La réflexion sur la nature de l’utilité sociale est marquée par l’Avis du Conseil National de la Vie Associative de 1995. Cet avis contient notamment une liste de critères, ayant pour but de labelliser certaines organisations. Le projet n’aboutira pas, mais le CNVA va retenir cinq dimensions[2] qui vont influencer les recherches successives sur l’utilité sociale. En 1998 et en 1999, deux instructions fiscales définissent de nouvelles règles d’exonérations pour les organismes à but non lucratif (OBNL). L’utilité sociale devient un critère d’exonération, suivant le principe des « 4 P » *[3]. Enfin, les contrats « emplois jeunes» de 1997 font référence à l’utilité sociale, tout comme la Loi de 2005, reconnaissant une utilité sociale aux ateliers et chantiers d’insertion créés.

L’utilité sociale ou la réappropriation de l’intérêt général

L’économiste Jean Gadrey souligne le parallèle entre la notion d’intérêt général, qualifiée d’« épine dorsale du droit public français »[4]et celle d’utilité sociale. Ainsi, l’utilité sociale est avant tout une convention socio-politique, nécessairement débattue puisque liée à la question des valeurs, autrement dit à ce que la société juge « utile » à son mieux-être, en temps et lieu donnés.  Selon le sociologue Matthieu Hély, l’émergence progressive de la notion d’utilité sociale est liée à la réappropriation de l’intérêt général, dont l’Etat a perdu le monopole, par d’autres acteurs et notamment le secteur associatif.

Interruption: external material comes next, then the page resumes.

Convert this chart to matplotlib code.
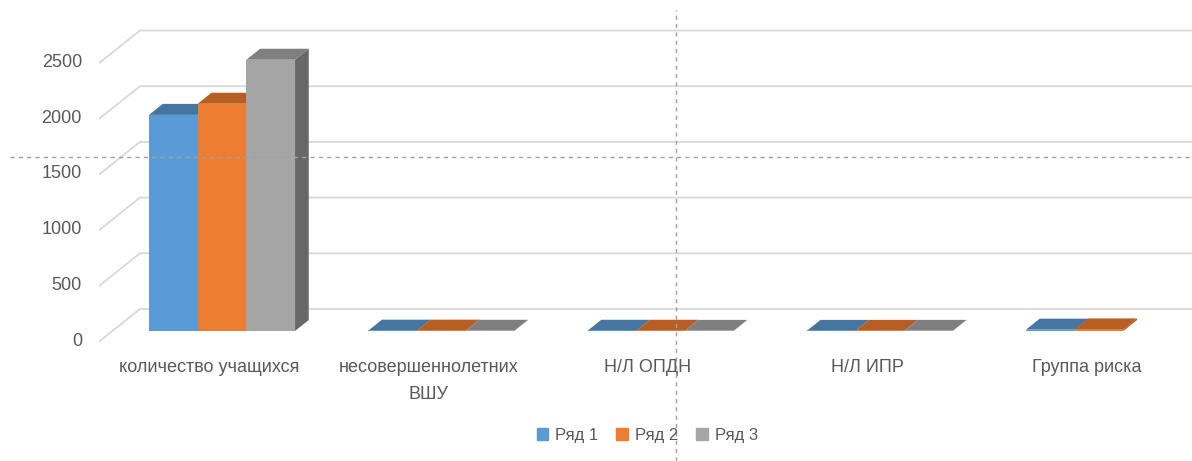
import matplotlib.pyplot as plt
import numpy as np
from matplotlib.patches import Polygon, Patch
from matplotlib.lines import Line2D

plt.rcParams['font.family'] = ['Liberation Sans', 'DejaVu Sans']

categories = ['количество учащихся', 'несовершеннолетних\nВШУ', 'Н/Л ОПДН', 'Н/Л ИПР', 'Группа риска']
series_names = ['Ряд 1', 'Ряд 2', 'Ряд 3']
row1 = [1940, 3, 2, 1, 12]
row2 = [2040, 3, 2, 1, 14]
row3 = [2435, 2, 1, 1, np.nan]
yticks = [0, 500, 1000, 1500, 2000, 2500]

front_cols = ['#5B9BD5', '#ED7D31', '#A5A5A5']
top_cols = ['#4575A1', '#B65E23', '#7F7F7F']
side_cols = ['#3E6A93', '#A85620', '#686868']
txt = '#595959'

# fake 3d: depth t goes 0 (front of floor) .. 1 (back wall)
T_FRONT = 10 / 32
T_BACK = 21 / 32
DX = 40 / 219.25          # category units per full depth
DV = 32 / (278.5 / 2500)  # value units per full depth


def P(x, v, t):
    return x + (t - T_FRONT) * DX, v + (t - T_FRONT) * DV


fig = plt.figure(figsize=(11.92, 4.61), dpi=100)
ax = fig.add_axes([112.4 / 1192, 130 / 461, 1074.3 / 1192, 278.5 / 461])
ax.set_xlim(-0.5, 4.4)
ax.set_ylim(0, 2500)
ax.axis('off')

# gridlines: left wall diagonal + back wall
for v in yticks:
    a = P(-0.5, v, 0)
    b = P(-0.5, v, 1)
    c = P(4.7, v, 1)
    ax.plot([a[0], b[0], c[0]], [a[1], b[1], c[1]], color='#D9D9D9', lw=1.3,
            clip_on=False, zorder=1)
    ax.annotate(str(v), xy=a, xytext=(-18, 0), textcoords='offset pixels',
                ha='right', va='center', fontsize=13, color=txt, annotation_clip=False)

# category labels
for i, lab in enumerate(categories):
    ax.annotate(lab, xy=P(i, 0, 0), xytext=(0, -18), textcoords='offset pixels',
                ha='center', va='top', fontsize=13, color=txt, linespacing=1.75,
                annotation_clip=False)

bw = 0.222
z = 2
for i in range(len(categories)):
    for s, vals in enumerate([row1, row2, row3]):
        h = vals[i]
        if np.isnan(h):
            continue
        x0 = i + (s - 1.5) * bw
        x1 = x0 + bw
        # right side
        side = [P(x1, 0, T_FRONT), P(x1, 0, T_BACK), P(x1, h, T_BACK), P(x1, h, T_FRONT)]
        ax.add_patch(Polygon(side, closed=True, fc=side_cols[s], ec='none', zorder=z, clip_on=False))
        # top
        top = [P(x0, h, T_FRONT), P(x1, h, T_FRONT), P(x1, h, T_BACK), P(x0, h, T_BACK)]
        ax.add_patch(Polygon(top, closed=True, fc=top_cols[s], ec='none', zorder=z + 1, clip_on=False))
        # front
        ax.bar(x0, max(h, 8), width=bw, align='edge', color=front_cols[s], zorder=z + 2, clip_on=False)
        z += 3

handles = [Patch(color=c) for c in front_cols]
fig.legend(handles, series_names, loc='center', bbox_to_anchor=(0.543, 1 - 435 / 461), ncol=3,
           frameon=False, handlelength=0.7, handleheight=0.7, handletextpad=0.4,
           columnspacing=1.1, fontsize=12, labelcolor=txt)

# screen crosshair guides visible in the source picture
fig.add_artist(Line2D([10 / 1192, 1], [1 - 157 / 461] * 2, transform=fig.transFigure,
                      color='#A0A0A0', lw=1, ls=(0, (3, 3))))
fig.add_artist(Line2D([676 / 1192] * 2, [0, 1 - 10 / 461], transform=fig.transFigure,
                      color='#A0A0A0', lw=1, ls=(0, (3, 3))))

fig.savefig('out.png', dpi=100)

Pour l’Agence de Valorisation des Initiatives Socio-Economiques (AVISE), un des principaux acteurs français de la recherche sur la mesure de l’utilité sociale, il est logique que cette notion n’ait pas de définition claire, reconnue et acceptée par tous. Toutefois la question du lien social, constitue, selon l’AVISE, l’élément fédérateur de l’utilité sociale.

Pour aller plus loin :
Sur ce même blog  : La mesure de l’impact social en pratique et Quantifier et valoriser le travail bénévole
HELY, Matthieu (2006), « De l’intérêt général à l’utilité sociale. Transformations de l’État social et genèse du travailleur associatif. »

 


   

[1] Baculard, O. (2009). De la philanthropie à l’utilité sociale. Etat des lieux et perspectives sur l’évaluation des partenariats Entreprises-ONG.
[2] Les 5 critères de la CNVA : La primauté du projet sur l’activité ; 2. la non-lucrativité (ou le caractère non lucratif de l’activité et la gestion désintéressée) ; 3. l’apport social des associations ; 4. le fonctionnement démocratique et 5. l’existence d’agréments.
[3] Le principe des « 4 P » : Le Produit proposé (le produit n’est pas proposé par le marché), le Prix pratiqué (inférieur au marché ou modulé selon le public), le Public visé (population en difficultés : handicap, chômage. etc), la Publicité faite (absence de publicité commerciale).
[4] GADREY, Jean (2004). « L’utilité sociale des organisations de l’économie sociale er solidaire. Une mise en perspective sur la base de travaux récents » Rapport de synthèse pour la DIES et la MIRE.